[Charts and diagrams as code]
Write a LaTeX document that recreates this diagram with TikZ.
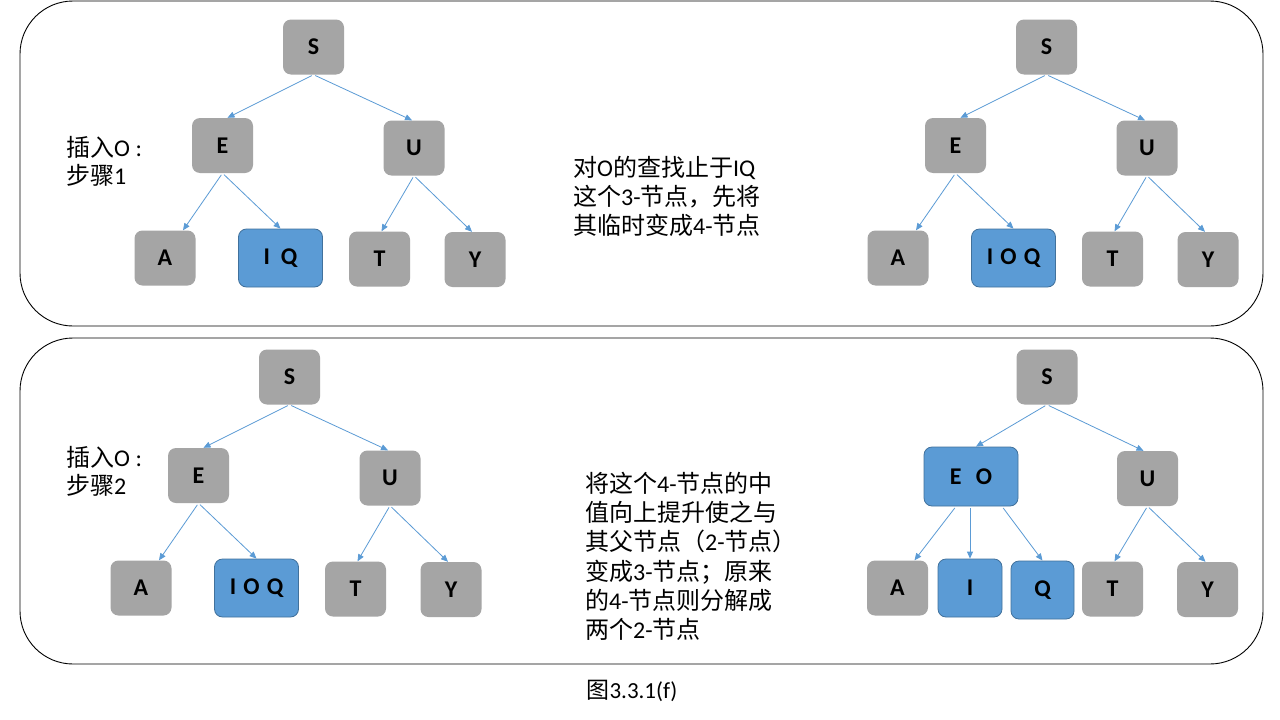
\documentclass[tikz,border=0pt]{standalone}
\usepackage{fontspec}
\setmainfont{Carlito}
\newfontfamily\zh{Noto Sans CJK SC}
\usetikzlibrary{arrows.meta,calc}
\definecolor{gnode}{HTML}{A5A5A5}
\definecolor{bnode}{HTML}{5B9BD5}
\definecolor{bdraw}{HTML}{41719C}
\definecolor{edgec}{HTML}{5B9BD5}
\tikzset{
  gbox/.style={fill=gnode, rounded corners=8pt, minimum width=61pt, minimum height=55pt,
    inner sep=0pt, font=\fontsize{24}{28}\selectfont\bfseries},
  bbox/.style={gbox, fill=bnode, draw=bdraw, line width=0.8pt},
  link/.style={draw=edgec, line width=0.8pt, -{Triangle[length=7pt,width=6pt]}, shorten <=2pt},
  panel/.style={draw=black, line width=0.9pt, rounded corners=53pt},
  note/.style={anchor=north west, align=left, inner sep=0pt, font=\fontsize{24}{29.2}\selectfont},
  side/.style={note, font=\fontsize{24}{28}\selectfont},
}
\newcommand\mytree[2]{%
  \node[gbox] (#1S) at (313.5,47) {S};
  \node[gbox] (#1E) at (222.5,145.5) {E};
  \node[gbox] (#1U) at (414,148) {U};
  \node[gbox] (#1A) at (165,258) {A};
  \node[bbox, minimum width=84pt, minimum height=58pt] (#1M) at (280.5,258) {#2};
  \node[gbox] (#1T) at (379.5,259) {T};
  \node[gbox] (#1Y) at (475,259.5) {Y};
  \draw[link] (#1S.south) -- ($(#1E.north)+(5,0)$);
  \draw[link] (#1S.south) -- ($(#1U.north)+(-2,0)$);
  \draw[link] (#1E.south) -- ($(#1A.north)+(18,0)$);
  \draw[link] (#1E.south) -- (#1M.north);
  \draw[link] (#1U.south) -- ($(#1T.north)+(2,0)$);
  \draw[link] (#1U.south) -- ($(#1Y.north)+(-3,0)$);
}
\begin{document}
\begin{tikzpicture}[x=1pt,y=-1pt]
\useasboundingbox[fill=white] (0,0) rectangle (1280,720);
\draw[panel] (20,1) rectangle (1263,326);
\draw[panel] (20,338) rectangle (1263,664);

% top left
\begin{scope}
  \mytree{a}{I\hspace{0.45em}Q}
\end{scope}
% top right
\begin{scope}[shift={(733,0)}]
  \mytree{b}{I\hspace{0.3em}O\hspace{0.3em}Q}
\end{scope}
% bottom left
\begin{scope}[shift={(-24,330)}]
  \mytree{c}{I\hspace{0.3em}O\hspace{0.3em}Q}
\end{scope}

% bottom right
\node[gbox] (dS) at (1047,377) {S};
\node[bbox, minimum width=94pt, minimum height=59pt] (dEO) at (971,476.5) {E\hspace{0.6em}O};
\node[gbox] (dU) at (1147.5,478.5) {U};
\node[gbox] (dA) at (897.5,588) {A};
\node[bbox, minimum width=64pt, minimum height=58pt] (dI) at (970,588) {I};
\node[bbox, minimum width=63pt, minimum height=58pt] (dQ) at (1042.5,590) {Q};
\node[gbox] (dT) at (1112.5,589) {T};
\node[gbox] (dY) at (1207.5,589.5) {Y};
\draw[link] (dS.south) -- ($(dEO.north)+(5,0)$);
\draw[link] (dS.south) -- ($(dU.north)+(-4,0)$);
\draw[link] ($(dEO.south)+(-15,0)$) -- ($(dA.north)+(17,0)$);
\draw[link] ($(dEO.south)+(-1,0)$) -- ($(dI.north)$);
\draw[link] ($(dEO.south)+(31,0)$) -- ($(dQ.north)$);
\draw[link] (dU.south) -- ($(dT.north)+(2,0)$);
\draw[link] (dU.south) -- ($(dY.north)+(-2,0)$);

% texts
\node[side] (s1) at (66,136) {{\zh 插入}O :\\{\zh 步骤}1};
\node[side] (s2) at (66,446) {{\zh 插入}O :\\{\zh 步骤}2};
\node[note] (t1) at (573,156) {{\zh 对}O{\zh 的查找止于}IQ\\{\zh 这个}3-{\zh 节点，先将}\\{\zh 其临时变成}4-{\zh 节点}};
\node[note] (t2) at (585,472) {{\zh 将这个}4-{\zh 节点的中}\\{\zh 值向上提升使之与}\\{\zh 其父节点（}2-{\zh 节点）}\\{\zh 变成}3-{\zh 节点；原来}\\{\zh 的}4-{\zh 节点则分解成}\\{\zh 两个}2-{\zh 节点}};
\node[font=\fontsize{23}{26}\selectfont, inner sep=0pt] (cap) at (632,691) {{\zh 图}3.3.1(f)};
\end{tikzpicture}
\end{document}
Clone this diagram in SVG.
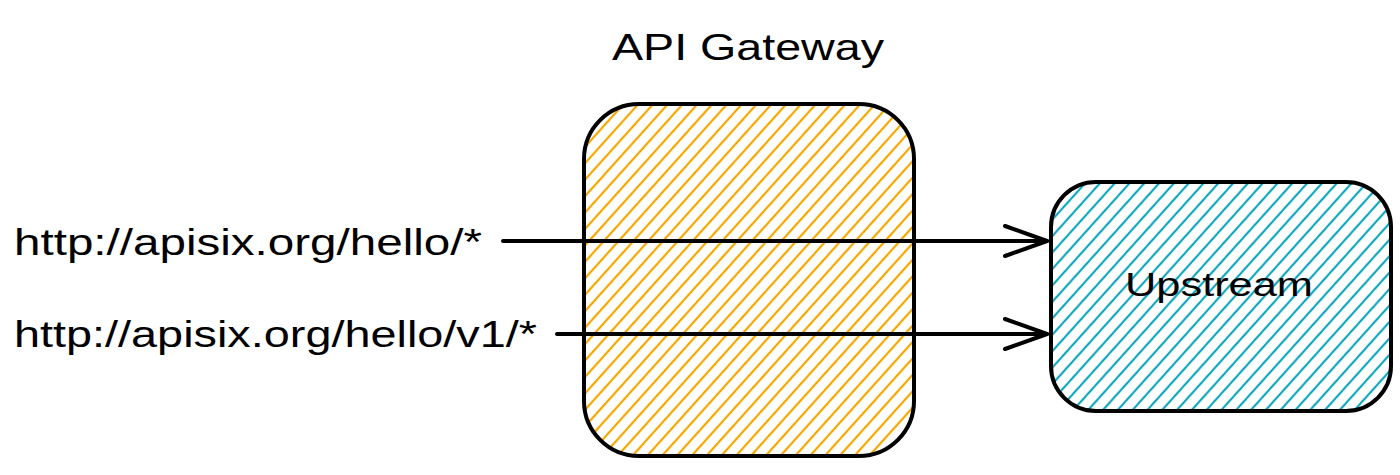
<svg xmlns="http://www.w3.org/2000/svg" width="1400" height="475" viewBox="0 0 1400 475">
<defs>
<pattern id="hOrange" width="11" height="11" patternUnits="userSpaceOnUse" patternTransform="rotate(-48)">
<line x1="0" y1="5" x2="11" y2="5" stroke="#f5a700" stroke-width="2.2"/>
</pattern>
<pattern id="hTeal" width="11" height="11" patternUnits="userSpaceOnUse" patternTransform="rotate(-48)">
<line x1="0" y1="5" x2="11" y2="5" stroke="#12a7bd" stroke-width="2.2"/>
</pattern>
<marker id="arrow" viewBox="0 0 50 36" refX="46" refY="18" markerWidth="50" markerHeight="36" markerUnits="userSpaceOnUse" orient="auto">
<path d="M4 3 L46 18 L4 33" fill="none" stroke="#000" stroke-width="4" stroke-linecap="round" stroke-linejoin="round"/>
</marker>
</defs>
<style>
.box{stroke:#000;stroke-width:4}
.lbl{font-family:"Liberation Sans",Arial,sans-serif;fill:#000}
.conn{stroke:#000;stroke-width:4;fill:none;stroke-linecap:round}
</style>
<rect width="1400" height="475" fill="#fff"/>
<g id="gateway">
<rect class="box" x="584" y="104" width="330" height="352" rx="55" fill="url(#hOrange)"/>
<text class="lbl" x="748" y="60" font-size="36" text-anchor="middle" textLength="272" lengthAdjust="spacingAndGlyphs">API Gateway</text>
</g>
<g id="upstream">
<rect class="box" x="1051" y="182" width="340" height="229" rx="45" fill="url(#hTeal)"/>
<text class="lbl" x="1219" y="296" font-size="34" text-anchor="middle" textLength="188" lengthAdjust="spacingAndGlyphs">Upstream</text>
</g>
<g id="route1">
<text class="lbl" x="14" y="255" font-size="36" textLength="468" lengthAdjust="spacingAndGlyphs">http://apisix.org/hello/*</text>
</g>
<g id="route2">
<text class="lbl" x="14" y="347" font-size="36" textLength="523" lengthAdjust="spacingAndGlyphs">http://apisix.org/hello/v1/*</text>
</g>
<g id="connectors">
<line class="conn" x1="503" y1="241" x2="1047" y2="241" marker-end="url(#arrow)"/>
<line class="conn" x1="557" y1="334" x2="1047" y2="334" marker-end="url(#arrow)"/>
</g>
</svg>
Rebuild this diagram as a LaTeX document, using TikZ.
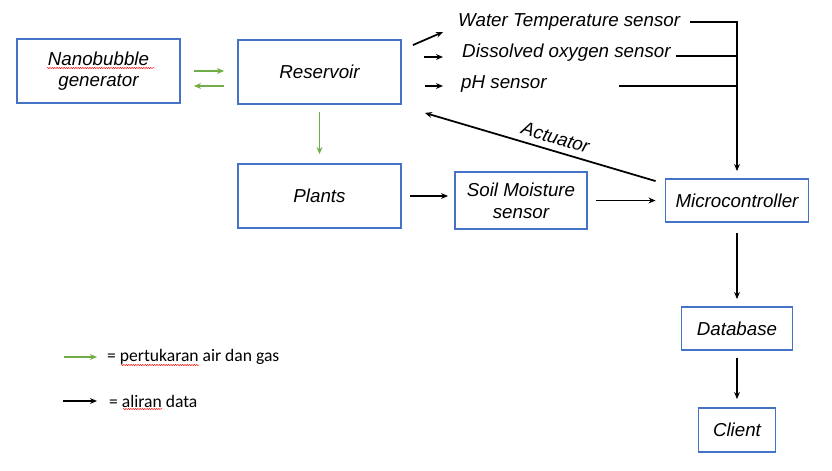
\documentclass[tikz,border=0pt]{standalone}
\usepackage{fontspec}
\setmainfont{Liberation Sans}
\newfontfamily\legendfont{Carlito}
\usetikzlibrary{calc,arrows.meta,decorations.pathmorphing}
\definecolor{boxblue}{HTML}{4472C4}
\definecolor{flowgreen}{HTML}{70AD47}
\tikzset{
  blk/.style   ={draw=boxblue, line width=1.6pt, align=center, inner sep=0pt,
                 font=\fontsize{16}{18.5}\selectfont\itshape},
  lbl/.style   ={inner sep=0pt, font=\fontsize{16}{18.5}\selectfont\itshape},
  data/.style  ={-{Stealth[length=6pt,width=5pt]}, line width=1.5pt},
  bus/.style   ={line width=1.5pt},
  flow/.style  ={-{Stealth[length=6pt,width=5pt]}, draw=flowgreen, line width=1.2pt},
  legtxt/.style={anchor=west, inner sep=0pt, font=\legendfont\fontsize{15}{17}\selectfont},
  squig/.style ={red, line width=0.4pt, decorate,
                 decoration={snake, amplitude=0.5pt, segment length=2pt}},
}
\begin{document}
\begin{tikzpicture}[x=0.03cm, y=-0.03cm]
  \useasboundingbox (0,0) rectangle (832,470);
  % blocks
  \node[blk, minimum width=4.89cm, minimum height=1.92cm] (nano)   at (98.5,71)  {Nanobubble\\generator};
  \node[blk, minimum width=4.89cm, minimum height=1.92cm] (res)    at (319.5,72) {Reservoir};
  \node[blk, minimum width=4.89cm, minimum height=1.92cm] (plants) at (319.5,196){Plants};
  \node[blk, minimum width=3.96cm, minimum height=1.71cm] (soil)   at (521,200.5){Soil Moisture\\sensor};
  \node[blk, minimum width=4.29cm, minimum height=1.29cm] (micro)  at (737,200.5){Microcontroller};
  \node[blk, minimum width=3.33cm, minimum height=1.29cm] (db)     at (737,328.5){Database};
  \node[blk, minimum width=2.31cm, minimum height=1.32cm] (cli)    at (737,430)  {Client};
  % sensors
  \node[lbl, anchor=west] (wt) at (458,22) {Water Temperature sensor};
  \node[lbl, anchor=west] (do) at (462,53) {Dissolved oxygen sensor};
  \node[lbl, anchor=west] (ph) at (461,84) {pH sensor};
  % water and gas
  \draw[flow] ($(nano.east)+(13,0)$) -- ($(nano.east -| res.west)+(-13,0)$);
  \draw[flow] ($(res.west)+(-13,14)$) -- ($(nano.east)+(13,15)$);
  \draw[flow] ($(res.south)+(0,7)$) -- ($(plants.north)+(0,-9)$);
  % data
  \draw[data] ($(res.north east)+(11,6)$) -- ($(wt.west)+(-15,10)$);
  \draw[data] ($(res.east)+(22,-15)$) -- ($(do.west)+(-19,4)$);
  \draw[data] ($(res.east)+(23,14)$) -- ($(ph.west)+(-18,2)$);
  \draw[data] ($(wt.east)+(10,0)$) -| ($(micro.north)+(0,-7)$);
  \draw[bus] ($(do.east)+(5,3)$) -- ($(do.east -| micro.north)+(0,3)$);
  \draw[bus] ($(ph.east)+(72,2)$) -- ($(ph.east -| micro.north)+(0,2)$);
  \draw[data] ($(micro.north west)+(-9,3)$) -- ($(res.south east)+(23,8)$)
    node[lbl, pos=0.45, sloped, above=5pt] (act) {Actuator};
  \draw[data] ($(plants.east)+(8,0)$) -- ($(plants.east -| soil.west)+(-6,0)$);
  \draw[data] ($(soil.east)+(8,0)$) -- ($(micro.west)+(-9,0)$);
  \draw[data] ($(micro.south)+(0,10)$) -- ($(db.north)+(0,-7)$);
  \draw[data] ($(db.south)+(0,7)$) -- ($(cli.north)+(0,-8)$);
  % legend
  \node[legtxt] (leg1) at (107,357) {= pertukaran air dan gas};
  \node[legtxt] (leg2) at (109,401) {= aliran data};
  \draw[flow] ($(leg1.west)+(-43,0)$) -- ($(leg1.west)+(-10,0)$);
  \draw[data] ($(leg2.west)+(-46,0)$) -- ($(leg2.west)+(-12,0)$);
  % spell check marks
  \draw[squig] (47,68) -- (154,68);
  \draw[squig] (121,365) -- (199,365);
  \draw[squig] (123,409) -- (162,409);
\end{tikzpicture}
\end{document}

> **What the task asks**
Pictures stay out. Print the data exactly, from its first line through the line containing "(20,338) rectangle (1263,664);".

> **Written solution**
Write a LaTeX document that recreates this diagram with TikZ.
\documentclass[tikz,border=0pt]{standalone}
\usepackage{fontspec}
\setmainfont{Carlito}
\newfontfamily\zh{Noto Sans CJK SC}
\usetikzlibrary{arrows.meta,calc}
\definecolor{gnode}{HTML}{A5A5A5}
\definecolor{bnode}{HTML}{5B9BD5}
\definecolor{bdraw}{HTML}{41719C}
\definecolor{edgec}{HTML}{5B9BD5}
\tikzset{
  gbox/.style={fill=gnode, rounded corners=8pt, minimum width=61pt, minimum height=55pt,
    inner sep=0pt, font=\fontsize{24}{28}\selectfont\bfseries},
  bbox/.style={gbox, fill=bnode, draw=bdraw, line width=0.8pt},
  link/.style={draw=edgec, line width=0.8pt, -{Triangle[length=7pt,width=6pt]}, shorten <=2pt},
  panel/.style={draw=black, line width=0.9pt, rounded corners=53pt},
  note/.style={anchor=north west, align=left, inner sep=0pt, font=\fontsize{24}{29.2}\selectfont},
  side/.style={note, font=\fontsize{24}{28}\selectfont},
}
\newcommand\mytree[2]{%
  \node[gbox] (#1S) at (313.5,47) {S};
  \node[gbox] (#1E) at (222.5,145.5) {E};
  \node[gbox] (#1U) at (414,148) {U};
  \node[gbox] (#1A) at (165,258) {A};
  \node[bbox, minimum width=84pt, minimum height=58pt] (#1M) at (280.5,258) {#2};
  \node[gbox] (#1T) at (379.5,259) {T};
  \node[gbox] (#1Y) at (475,259.5) {Y};
  \draw[link] (#1S.south) -- ($(#1E.north)+(5,0)$);
  \draw[link] (#1S.south) -- ($(#1U.north)+(-2,0)$);
  \draw[link] (#1E.south) -- ($(#1A.north)+(18,0)$);
  \draw[link] (#1E.south) -- (#1M.north);
  \draw[link] (#1U.south) -- ($(#1T.north)+(2,0)$);
  \draw[link] (#1U.south) -- ($(#1Y.north)+(-3,0)$);
}
\begin{document}
\begin{tikzpicture}[x=1pt,y=-1pt]
\useasboundingbox[fill=white] (0,0) rectangle (1280,720);
\draw[panel] (20,1) rectangle (1263,326);
\draw[panel] (20,338) rectangle (1263,664);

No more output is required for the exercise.